First of all, Ching wears these pants around the house.  I call them old man pants.  While the material is a lighter version of your basic sweatpant, they tend to make him shuffle around like an old man.  I don't care for them because I am just looking into the future with every shuffle.  And who am I to complain? You just found out that shaving my legs is not an activity that I frequent.

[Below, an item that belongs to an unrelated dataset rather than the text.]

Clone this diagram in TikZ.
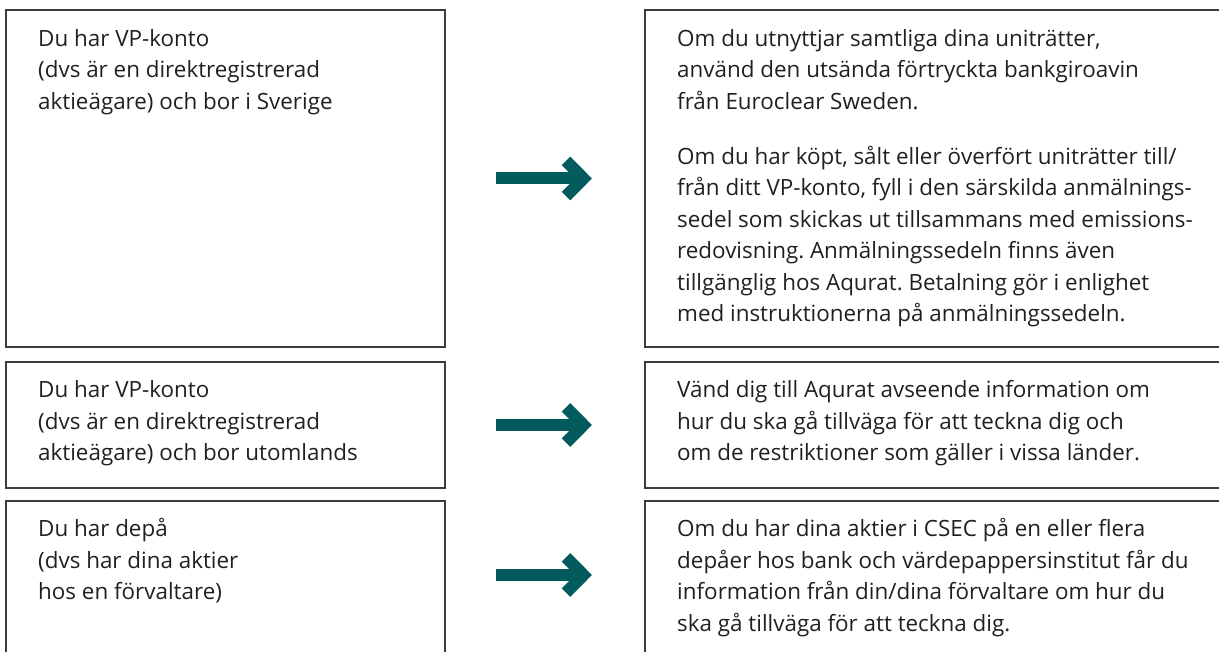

So while Ching had these lightweight pants on, Rachel starts getting really clingy.  She is reaching up to be picked up but apparently Ching wasn't picking her up fast enough.  (Please keep in mind that she is not very tall.) I am not sure if she thought what she was near was a third thumb but all of a sudden, Ching screams out like he has just seen a spider.  I hear a thud and Rachel is on the ground, crying.  Ching is bent over cupping his manhood.  Holy shit, I don't think she grazed a testicle..she went straight for the moneymaker.  That's right..Rachel bit Ching's Wang.  (Oh man..not funny, not funny...don't laugh, JCW!)

While I immediately go to Rachel to comfort her, I know Ching had to push her off, hard..and I can empathize.  This kid brought me to tears when she was 2 days old. (At this time, I decided to pump rather than breastfeed.)  I can't imagine what real teeth could have done to my dirty pillows.   Also, I go to her to avoid making eye contact with him.  I might start to chuckle as he goes for some ice.

I had a feeling this was going to happen..a woman knows. Rachel tends to go straight for the jugular (or whatever). I gave the suggestion to cup it up..but did he listen?  Nope..but God damn..look who my heavy is if Ching starts to mention a third child again!